SEC’s Inspector General Report Exposes Cyber and Data Security Vulnerabilities

Elevates security concerns ASA’s raised regarding collection of retail investor data by the Consolidated Audit Trail (CAT) database.



DALLAS – The American Securities Association (ASA) today sent a letter to the Securities and Exchange Commission (SEC) raising concerns following a semi-annual report from the Commission’s Inspector General (IG) detailing alarming examples of SEC employees and contractors violating cybersecurity safeguards and misusing data.

“The SEC’s IG Report shines the light on a troubling pattern of data security breaches that should concern every investor,” said ASA CEO Chris Iacovella. “This concern is heightened as the SEC continues to move forward with the collection of retail investor personally identifiable information by the CAT, a Washington database that houses the most sensitive personal and trading information of every American investor.”

“We understand how hard it is for any organization, no matter how sophisticated, to completely protect information from cyber criminals or other leaks. However, the reality is that choosing to put the sensitive personal information of every retail investor in America in one location creates such a tempting target for cyber criminals that a breach is almost inevitable,” Iacovella wrote in the letter. “The SEC must end this risk to investors and our markets by prohibiting the collection of any retail investor PII by the CAT.”

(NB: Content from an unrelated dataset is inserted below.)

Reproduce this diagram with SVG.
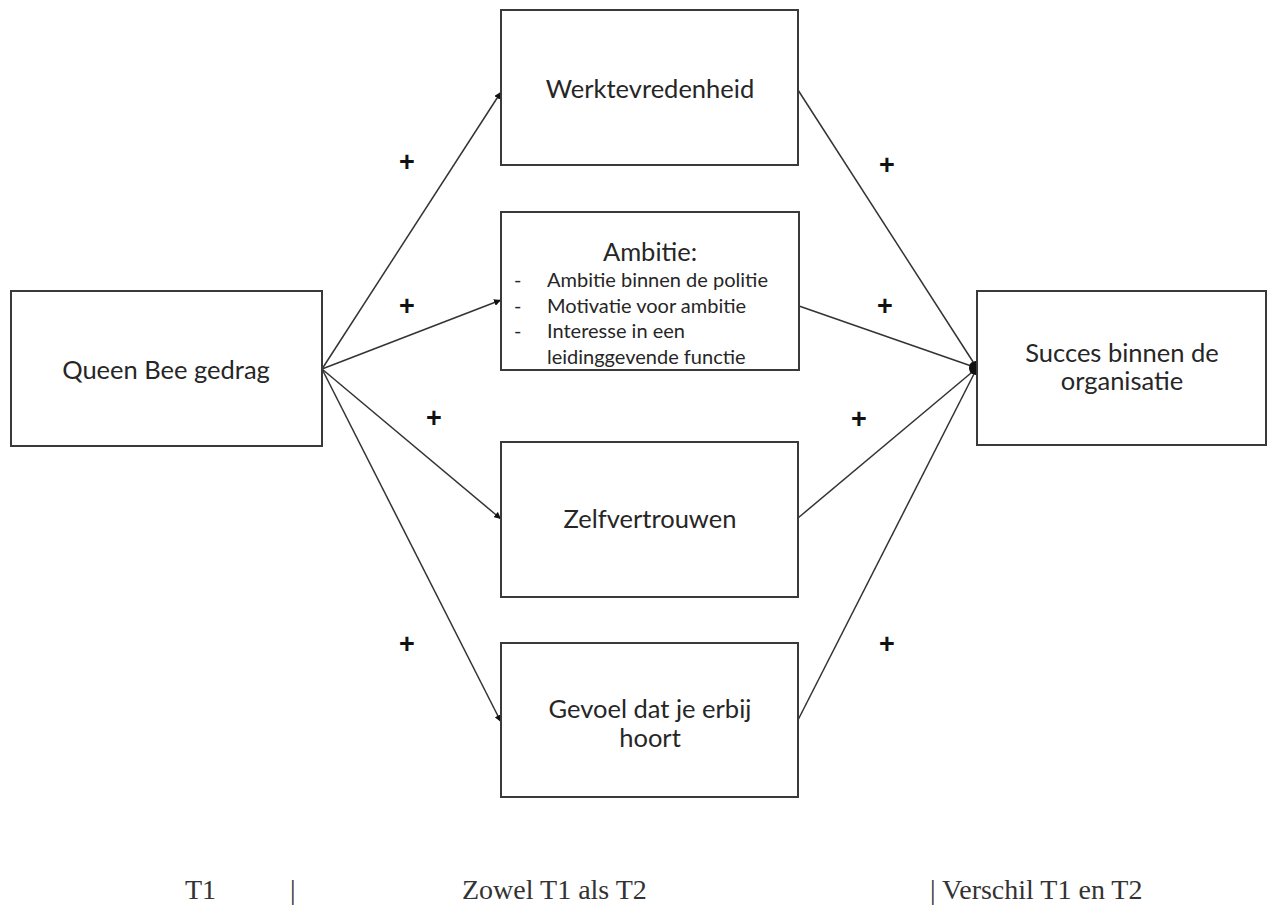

The report details alarming examples of SEC employees and contractors (1) violating SEC rules regarding confidentiality of PII and (2) making unauthorized disclosures of nonpublic information. These include:


1. A former senior SEC employee who, prior to leaving the SEC, downloaded nonpublic information regarding an investigation to gain favor with future employers. The employee was ultimately charged and sentenced to imprisonment of time served;

2. An SEC employee sending sensitive employee PII and human-resource related records to their personal email account. SEC management ultimately recommended dismissal of the employee after an IG investigation;

3. A former SEC employee taking nonpublic SEC email and documents without authorization prior to departing the SEC. The former employee ultimate plead guilty and was sentenced to 1-year of supervised probation;

4. A former contract employee sending nonpublic information regarding SEC systems, contracts, and procurements, to their personal email account; and

5. A former contractor who inappropriately – and in violation of SEC policy – recorded a meeting with the Office of Market Intelligence on their personal phone where nonpublic market information was discussed.